Unfortunately, these optimal criteria for initial weights often do not lead to
optimal performance. This may be for three different reasons. First, we may
be using the wrong criteria—it may not actually be beneficial to preserve the
norm of a signal throughout the entire network. Second, the properties imposed
at initialization may not persist after learning has begun to proceed. Third, the
criteria might succeed at improving the speed of optimization but inadvertently
increase generalization error. In practice, we usually need to treat the scale of the
weights as a hyperparameter whose optimal value lies somewhere roughly near
but not exactly equal to the theoretical predictions.
One drawback to scaling rules like 1/
√
m is that every individual weight be-
comes extremely small when the layers become large. Martens (2010) introduced
an alternative initialization scheme called sparse initialization in which each unit
is initialized to have exactly k non-zero weights. The idea is to keep the total
amount of input to the unit independent from m without making the magnitude
of individual weight elements shrink with m. This helps to achieve more diversity
among the units at initialization. However, it also imposes a very strong prior
on the weights that are chosen to have large Gaussian values. Because it takes a
long time for gradient descent to shrink “incorrect” large values, this initialization
scheme can cause problems for units such as maxout units that have several filters
that must be carefully coordinated with each other.

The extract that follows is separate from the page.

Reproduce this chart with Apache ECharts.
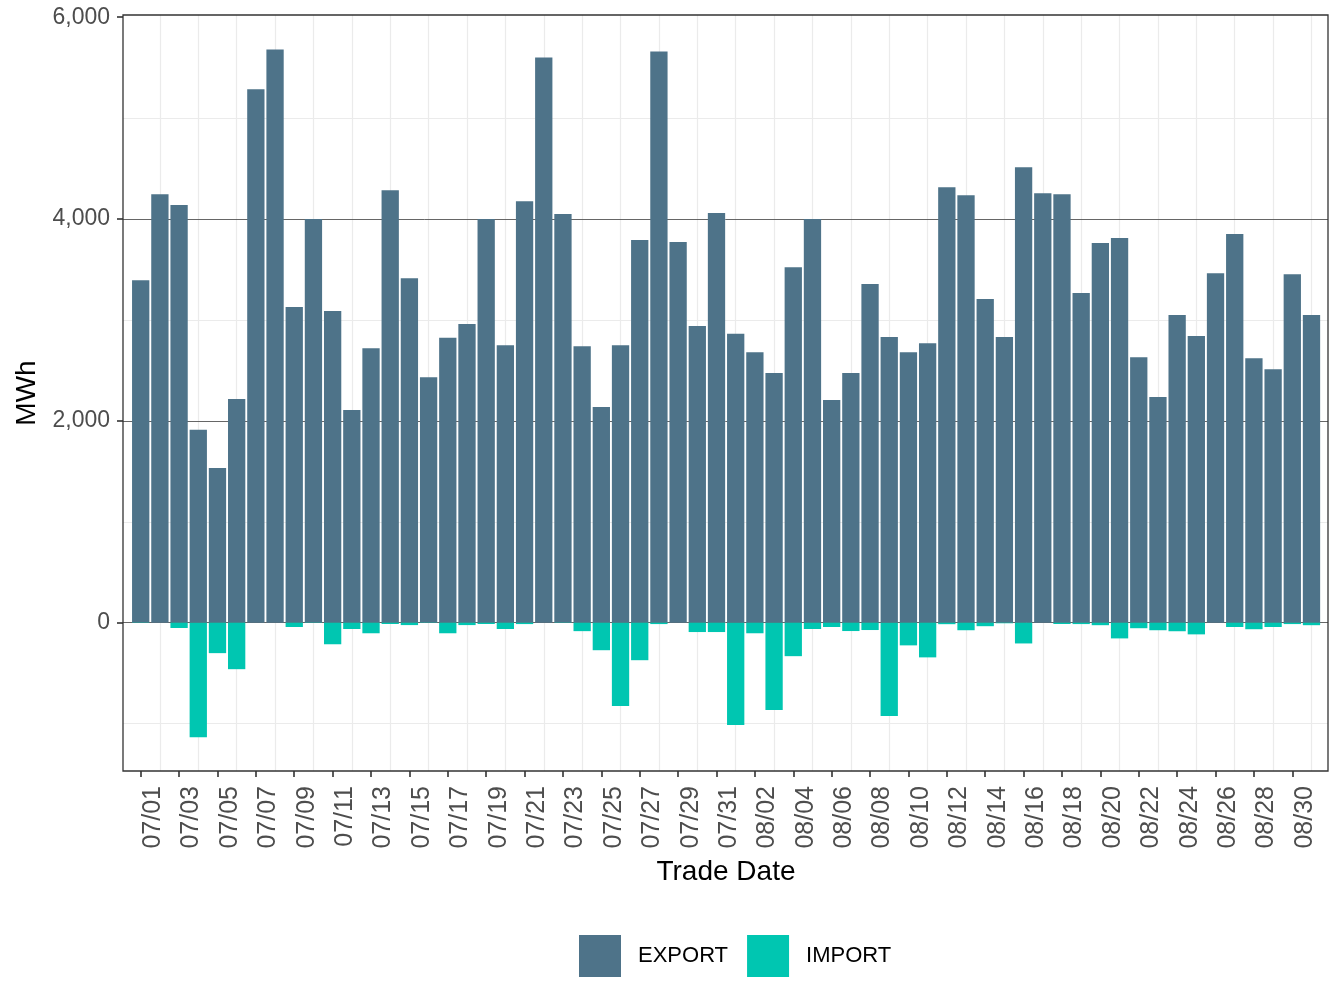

When computational resources allow it, it is usually a good idea to treat the
initial scale of the weights for each layer as a hyperparameter, and to choose these
scales using a hyperparameter search algorithm described in Chapter 11.2.2, such
as random search. The choice of whether to use dense or sparse initialization
can also be made a hyperparameter. Alternately, one can manually search for
the best initial scales. A good rule of thumb for choosing the initial scales is
to look at the range or standard deviation of activations or gradients on a single
minibatch of data. If the weights are too small, the range of activations across the
minibatch will shrink as the activations propagate forward through the network.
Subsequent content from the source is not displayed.